There is way too much dark matter to list here. Actually no one has ever listed all these guidance memos in one place.
But for more examples, see some of the “Dear Colleague” letters issued in 2015 and 2016 just on the subject of federal student aid by the Department of Education here and here, covering a range of topics including campus policing, protecting student information, the operations of for-profit colleges and “citizenship and immigration status documentation.”
Or see a hit list that includes both regulations and guidance published by the conservative House Freedom Caucus for the benefit of the Trump administration.
While singling out some dark matter for elimination, including some involving climate change, the caucus also suggested generating some more guidance documents, for example, that would “rollback anti-retaliation provisions of OSHA’s worker injury and illness reporting rule” and an “Obama-era policy allowing union officials to join OSHA inspectors at non-union sites.”
It’s fair to wonder about the origin of regulatory dark matter and why it’s so easy to generate it and then eliminate it.
Think of the vast regulatory apparatus of the United States government as a pyramid. At the top are laws, like the Clean Air Act, actually passed by Congress and signed by the president, the way the framers of the Constitution envisioned things.
Since the laws can’t deal with most situations that will arise as agencies try to enforce them, the agencies generate regulations to do so. Regulations are just below laws in the pyramid.

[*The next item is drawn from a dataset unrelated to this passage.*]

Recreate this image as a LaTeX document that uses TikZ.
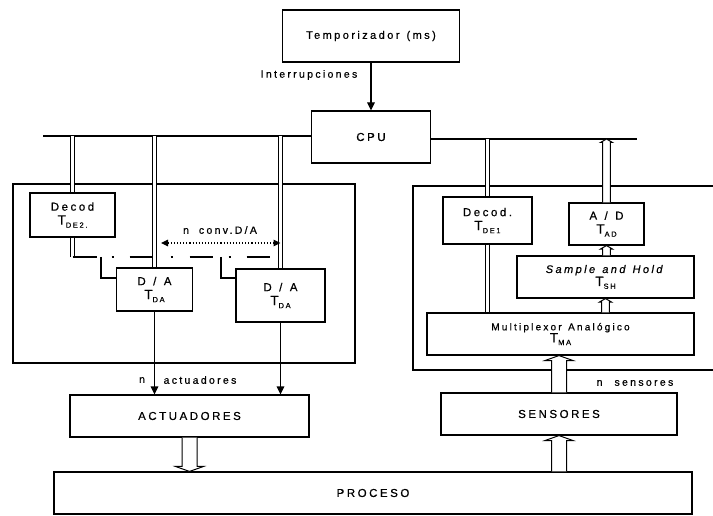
\documentclass[tikz,border=0pt]{standalone}
\usepackage{fontspec}
\setmainfont{Liberation Sans}[LetterSpace=22, WordSpace=1.3, FakeBold=0.6]
\usetikzlibrary{arrows.meta,calc}

% T with a small subscript, as used for the timing labels
\newcommand\Tsub[1]{{\fontsize{13.5}{14}\selectfont T}\raisebox{-0.5ex}{\fontsize{7.5}{8}\selectfont #1}}

% wide hollow arrow: #1 start, #2 tip, #3 half shaft width, #4 half head width, #5 head length
\newcommand\fatarrow[5]{%
  \coordinate (fab) at ($(#2)!#5!(#1)$);
  \draw[line width=1pt, fill=white]
    ($(#1)!#3!90:(#2)$) -- ($(fab)!#3!90:(#2)$) -- ($(fab)!#4!90:(#2)$) -- (#2)
    -- ($(fab)!#4!-90:(#2)$) -- ($(fab)!#3!-90:(#2)$) -- ($(#1)!#3!-90:(#2)$);
}

\tikzset{
  blk/.style={draw, line width=1.1pt, inner sep=1pt, align=center,
              font=\fontsize{11.5}{14}\selectfont},
  dbl/.style={double, double distance=3.2pt, line width=0.9pt},
  sig/.style={line width=1.1pt, -{Triangle[length=8pt,width=7.5pt]}},
  lbl/.style={inner sep=0pt, font=\fontsize{10.5}{11}\selectfont},
  frame/.style={line width=1.1pt},
}

\begin{document}
\begin{tikzpicture}[x=1pt, y=-1pt]
\useasboundingbox (0,0) rectangle (713,516);

% blocks
\node[blk, minimum width=177pt, minimum height=52pt, font=\fontsize{11}{13}\selectfont] (temp) at (371,36) {Temporizador (ms)};
\node[blk, minimum width=119pt, minimum height=52pt] (cpu) at (371,137) {CPU};

\node[blk, minimum width=85pt, minimum height=44pt] (dec2) at (72.5,215) {Decod\\\Tsub{DE2.}};
\node[blk, minimum width=76pt, minimum height=43pt] (da1) at (154.5,289.5) {D / A\\\Tsub{DA}};
\node[blk, minimum width=89pt, minimum height=53pt] (da2) at (280.5,295.5) {D / A\\\Tsub{DA}};
\node[blk, minimum width=239pt, minimum height=42pt] (act) at (189.5,416) {ACTUADORES};
\node[blk, minimum width=638pt, minimum height=42pt] (proc) at (373,493) {PROCESO};

\node[blk, minimum width=89pt, minimum height=47pt] (dec1) at (487.5,220.5) {Decod.\\\Tsub{DE1}};
\node[blk, minimum width=75pt, minimum height=42pt] (ad) at (606.5,224) {A / D\\\Tsub{AD}};
\node[blk, minimum width=177pt, minimum height=42pt, font=\fontsize{11}{13}\selectfont] (sh) at (605.5,277) {\textit{Sample and Hold}\\\Tsub{SH}};
\node[blk, minimum width=267pt, minimum height=42pt, font=\fontsize{10}{12}\selectfont] (ma) at (560.5,334) {Multiplexor Analógico\\\Tsub{MA}};
\node[blk, minimum width=236pt, minimum height=42pt] (sens) at (559,414) {SENSORES};

% enclosing frames
\draw[frame] (13,184) rectangle (355,363);
\draw[frame] (716,186) -- (413,186) -- (413,370) -- (716,370);

% system bus
\coordinate (busL) at (43,136);
\coordinate (busR) at (637,139);
\draw[frame] (busL) -- (busL -| cpu.west);
\draw[frame] (cpu.east |- busR) -- (busR);

% interrupt line
\draw[sig] (temp.south) -- (cpu.north);
\node[lbl] (intr) at (309,75) {Interrupciones};

% output side: bus links
\draw[dbl] (dec2.north |- busL) -- (dec2.north);
\draw[dbl] (da1.north |- busL) -- (da1.north);
\draw[dbl] (da2.north |- busL) -- (da2.north);

% decoder select lines
\coordinate (dj) at (72.5,257);
\coordinate (dend) at (270,257);
\coordinate (br1) at (101,257);
\coordinate (br2) at (221,257);
\draw[dbl] (dec2.south) -- (dj);
\draw[frame, dash pattern=on 24pt off 15pt on 2pt off 16pt on 22pt off 19pt on 2pt off 17pt on 23pt off 16pt on 2pt off 16pt on 23pt]
  (dj) -- (dend);
\draw[frame] (br1) |- ([yshift=11.5pt]da1.west);
\draw[frame] (br2) |- ([yshift=17.5pt]da2.west);

% n converters
\coordinate (cv) at (161,243);
\draw[dotted, line width=1.1pt, {Triangle[length=7pt,width=6.5pt]}-{Triangle[length=7pt,width=6.5pt]}]
  (cv) -- (cv -| da2.north);
\node[lbl] (nconv) at (220,230) {n\hspace{10pt}conv.D/A};

% to the actuators
\draw[sig] (da1.south) -- (da1.south |- act.north);
\draw[sig] (da2.south) -- (da2.south |- act.north);
\node[lbl] (nact) at (142,380) {n};
\node[lbl] (actl) at (200,380) {actuadores};

% input side: bus links
\draw[dbl] (dec1.north |- busR) -- (dec1.north);
\draw[dbl] (dec1.south) -- (dec1.south |- ma.north);

% data paths
\coordinate (pa) at (act.south |- proc.north);
\fatarrow{act.south}{pa}{7.5pt}{14pt}{5pt}
\coordinate (ps) at (sens.south |- proc.north);
\fatarrow{ps}{sens.south}{7.5pt}{14pt}{5pt}
\coordinate (sm) at (sens.north |- ma.south);
\fatarrow{sens.north}{sm}{7.5pt}{14pt}{5pt}
\coordinate (ms) at (sh.south |- ma.north);
\fatarrow{ms}{sh.south}{3.8pt}{6pt}{3.5pt}
\coordinate (sa) at (ad.south |- sh.north);
\fatarrow{sa}{ad.south}{3.8pt}{6pt}{3.5pt}
\coordinate (ab) at (ad.north |- busR);
\fatarrow{ad.north}{ab}{3.8pt}{6pt}{3.5pt}

\node[lbl] (nsens) at (635,383) {n\hspace{12pt}sensores};
\end{tikzpicture}
\end{document}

But regulations have a long gestation period ranging from months to years during which the public has an opportunity to comment on them.

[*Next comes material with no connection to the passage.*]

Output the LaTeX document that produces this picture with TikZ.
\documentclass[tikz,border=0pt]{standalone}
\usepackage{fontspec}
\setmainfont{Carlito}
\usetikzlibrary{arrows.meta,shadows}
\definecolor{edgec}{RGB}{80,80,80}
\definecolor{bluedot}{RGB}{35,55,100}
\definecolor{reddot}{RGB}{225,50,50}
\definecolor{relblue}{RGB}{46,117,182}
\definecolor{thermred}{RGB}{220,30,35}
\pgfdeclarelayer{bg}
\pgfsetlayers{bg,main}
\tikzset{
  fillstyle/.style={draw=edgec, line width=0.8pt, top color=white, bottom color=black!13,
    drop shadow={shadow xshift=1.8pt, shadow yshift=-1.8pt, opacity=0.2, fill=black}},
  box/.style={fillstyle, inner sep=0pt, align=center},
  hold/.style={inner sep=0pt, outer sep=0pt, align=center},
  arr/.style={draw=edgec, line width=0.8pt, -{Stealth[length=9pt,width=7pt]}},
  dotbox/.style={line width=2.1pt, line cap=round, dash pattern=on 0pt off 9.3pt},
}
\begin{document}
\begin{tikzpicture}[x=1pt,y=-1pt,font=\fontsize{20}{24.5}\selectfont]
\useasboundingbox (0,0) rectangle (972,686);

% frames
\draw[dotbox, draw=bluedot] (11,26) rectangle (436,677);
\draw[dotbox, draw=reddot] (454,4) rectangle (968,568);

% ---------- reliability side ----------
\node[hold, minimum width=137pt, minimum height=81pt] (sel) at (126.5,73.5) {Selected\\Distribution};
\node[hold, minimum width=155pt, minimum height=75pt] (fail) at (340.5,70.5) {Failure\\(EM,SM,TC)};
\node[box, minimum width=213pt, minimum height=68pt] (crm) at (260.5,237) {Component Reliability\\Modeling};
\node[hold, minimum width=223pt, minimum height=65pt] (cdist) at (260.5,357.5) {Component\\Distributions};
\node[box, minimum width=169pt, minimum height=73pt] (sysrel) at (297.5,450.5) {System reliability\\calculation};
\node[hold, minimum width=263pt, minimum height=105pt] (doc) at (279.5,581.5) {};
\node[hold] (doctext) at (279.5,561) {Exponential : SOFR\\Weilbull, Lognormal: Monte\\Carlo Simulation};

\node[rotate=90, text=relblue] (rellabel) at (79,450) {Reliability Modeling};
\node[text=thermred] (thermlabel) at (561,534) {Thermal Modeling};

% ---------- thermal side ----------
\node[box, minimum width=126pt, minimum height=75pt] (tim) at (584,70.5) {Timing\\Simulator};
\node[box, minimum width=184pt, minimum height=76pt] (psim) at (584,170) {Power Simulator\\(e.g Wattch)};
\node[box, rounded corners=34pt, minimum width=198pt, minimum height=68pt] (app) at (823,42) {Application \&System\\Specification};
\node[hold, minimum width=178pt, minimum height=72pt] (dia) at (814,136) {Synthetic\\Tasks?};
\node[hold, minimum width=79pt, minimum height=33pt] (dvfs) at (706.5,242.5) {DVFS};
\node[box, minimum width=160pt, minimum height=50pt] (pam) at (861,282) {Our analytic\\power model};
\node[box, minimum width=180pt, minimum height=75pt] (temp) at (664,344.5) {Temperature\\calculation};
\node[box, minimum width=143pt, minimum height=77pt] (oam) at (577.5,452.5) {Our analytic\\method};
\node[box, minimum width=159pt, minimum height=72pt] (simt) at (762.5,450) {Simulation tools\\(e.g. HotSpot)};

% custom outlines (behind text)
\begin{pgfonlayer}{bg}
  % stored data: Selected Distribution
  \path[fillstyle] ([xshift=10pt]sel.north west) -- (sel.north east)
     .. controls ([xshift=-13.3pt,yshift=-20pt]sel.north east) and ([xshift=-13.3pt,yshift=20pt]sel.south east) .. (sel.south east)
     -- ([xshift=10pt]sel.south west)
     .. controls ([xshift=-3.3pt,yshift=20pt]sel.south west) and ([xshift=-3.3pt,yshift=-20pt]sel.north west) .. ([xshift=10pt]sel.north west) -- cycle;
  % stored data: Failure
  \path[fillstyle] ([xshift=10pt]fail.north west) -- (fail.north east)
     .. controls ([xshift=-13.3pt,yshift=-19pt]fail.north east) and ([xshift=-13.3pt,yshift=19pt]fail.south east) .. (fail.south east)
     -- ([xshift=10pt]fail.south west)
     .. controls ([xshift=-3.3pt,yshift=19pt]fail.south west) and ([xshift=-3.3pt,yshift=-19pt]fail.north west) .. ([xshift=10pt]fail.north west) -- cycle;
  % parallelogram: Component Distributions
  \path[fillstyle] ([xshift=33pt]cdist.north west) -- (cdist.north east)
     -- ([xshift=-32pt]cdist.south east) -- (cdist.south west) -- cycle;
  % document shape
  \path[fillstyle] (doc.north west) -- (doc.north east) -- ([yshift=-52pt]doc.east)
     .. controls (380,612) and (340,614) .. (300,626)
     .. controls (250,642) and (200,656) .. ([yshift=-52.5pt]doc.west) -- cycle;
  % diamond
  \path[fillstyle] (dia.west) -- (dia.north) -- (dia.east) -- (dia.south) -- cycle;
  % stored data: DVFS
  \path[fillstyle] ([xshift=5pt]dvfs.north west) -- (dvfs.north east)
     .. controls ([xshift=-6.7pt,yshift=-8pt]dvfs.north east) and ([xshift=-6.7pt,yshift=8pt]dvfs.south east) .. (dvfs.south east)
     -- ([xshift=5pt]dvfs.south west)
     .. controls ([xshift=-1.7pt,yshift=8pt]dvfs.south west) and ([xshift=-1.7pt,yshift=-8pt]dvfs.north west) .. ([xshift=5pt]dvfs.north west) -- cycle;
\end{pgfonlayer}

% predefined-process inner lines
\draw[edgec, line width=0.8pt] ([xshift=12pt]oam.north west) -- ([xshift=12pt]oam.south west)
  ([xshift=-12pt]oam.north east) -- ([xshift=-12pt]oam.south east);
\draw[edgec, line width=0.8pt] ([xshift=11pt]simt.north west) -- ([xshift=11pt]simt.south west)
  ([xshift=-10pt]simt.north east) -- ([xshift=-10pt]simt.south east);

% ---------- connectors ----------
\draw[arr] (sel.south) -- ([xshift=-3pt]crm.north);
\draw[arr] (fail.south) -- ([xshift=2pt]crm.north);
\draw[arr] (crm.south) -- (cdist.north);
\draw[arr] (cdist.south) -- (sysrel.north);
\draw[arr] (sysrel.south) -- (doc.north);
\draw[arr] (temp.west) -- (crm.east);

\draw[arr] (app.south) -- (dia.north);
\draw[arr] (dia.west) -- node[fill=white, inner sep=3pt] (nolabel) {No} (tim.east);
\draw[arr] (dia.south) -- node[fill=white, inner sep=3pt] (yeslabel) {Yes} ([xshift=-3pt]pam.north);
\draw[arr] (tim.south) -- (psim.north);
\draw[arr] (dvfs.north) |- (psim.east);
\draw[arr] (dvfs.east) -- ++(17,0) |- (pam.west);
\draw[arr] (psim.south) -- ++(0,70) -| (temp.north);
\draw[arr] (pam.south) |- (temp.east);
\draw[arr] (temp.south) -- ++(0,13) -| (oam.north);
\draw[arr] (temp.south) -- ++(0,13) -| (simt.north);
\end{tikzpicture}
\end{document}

But regulations can’t deal with most situations that arise either, so the agencies responsible for them use such vehicles as “guidance” documents and Dear Colleague letters to deal with specific situations. Guidance requires no notice or comment period. Guidance documents have been called “non-rule rules.”
(Not to be forgotten are “waivers” of rules, heavily utilized by the Obama administration during its troubled rollout of the Affordable Care Act and identified by the Trump administration as a way to get rid of elements of Obamacare with or without legislation. The Obama administration essentially waived away the entire “No Child Left Behind” law.)
Here’s a brief summary of the whole structure, courtesy of an often-cited passage from a 2000 opinion involving the EPA composed by an obviously guidance-weary panel of the U.S. Court of Appeals for the District of Columbia Circuit:
Congress passes a broadly worded statute. The agency follows with regulations containing broad language, open-ended phrases, ambiguous standards and the like. Then as years pass, the agency issues circulars or guidance or memoranda, explaining, interpreting, defining and often expanding the commands in regulations. One guidance document may yield another and then another and so on. Several words in a regulation may spawn hundreds of pages of text as the agency offers more and more detail regarding what its regulations demand of regulated entities. Law is made, without notice and comment, without public participation, and without publication in the Federal Register or the Code of Federal Regulations.
Where do executive orders fit in the pyramid? They don’t, even though, unlike guidance, they are laws.
But who said presidents could make laws? Presidents did.
While executive orders all begin with the words “By the authority vested in me as President by the Constitution …” there is nothing in the Constitution that says presidents can make laws. Quite the contrary.
Since no one has stopped them since George Washington issued the first equivalent of an executive order, they remain, as Begala said, “kind of cool.”
Correction: The original version said these documents could be found in the Federal Register or the CFR. They can’t.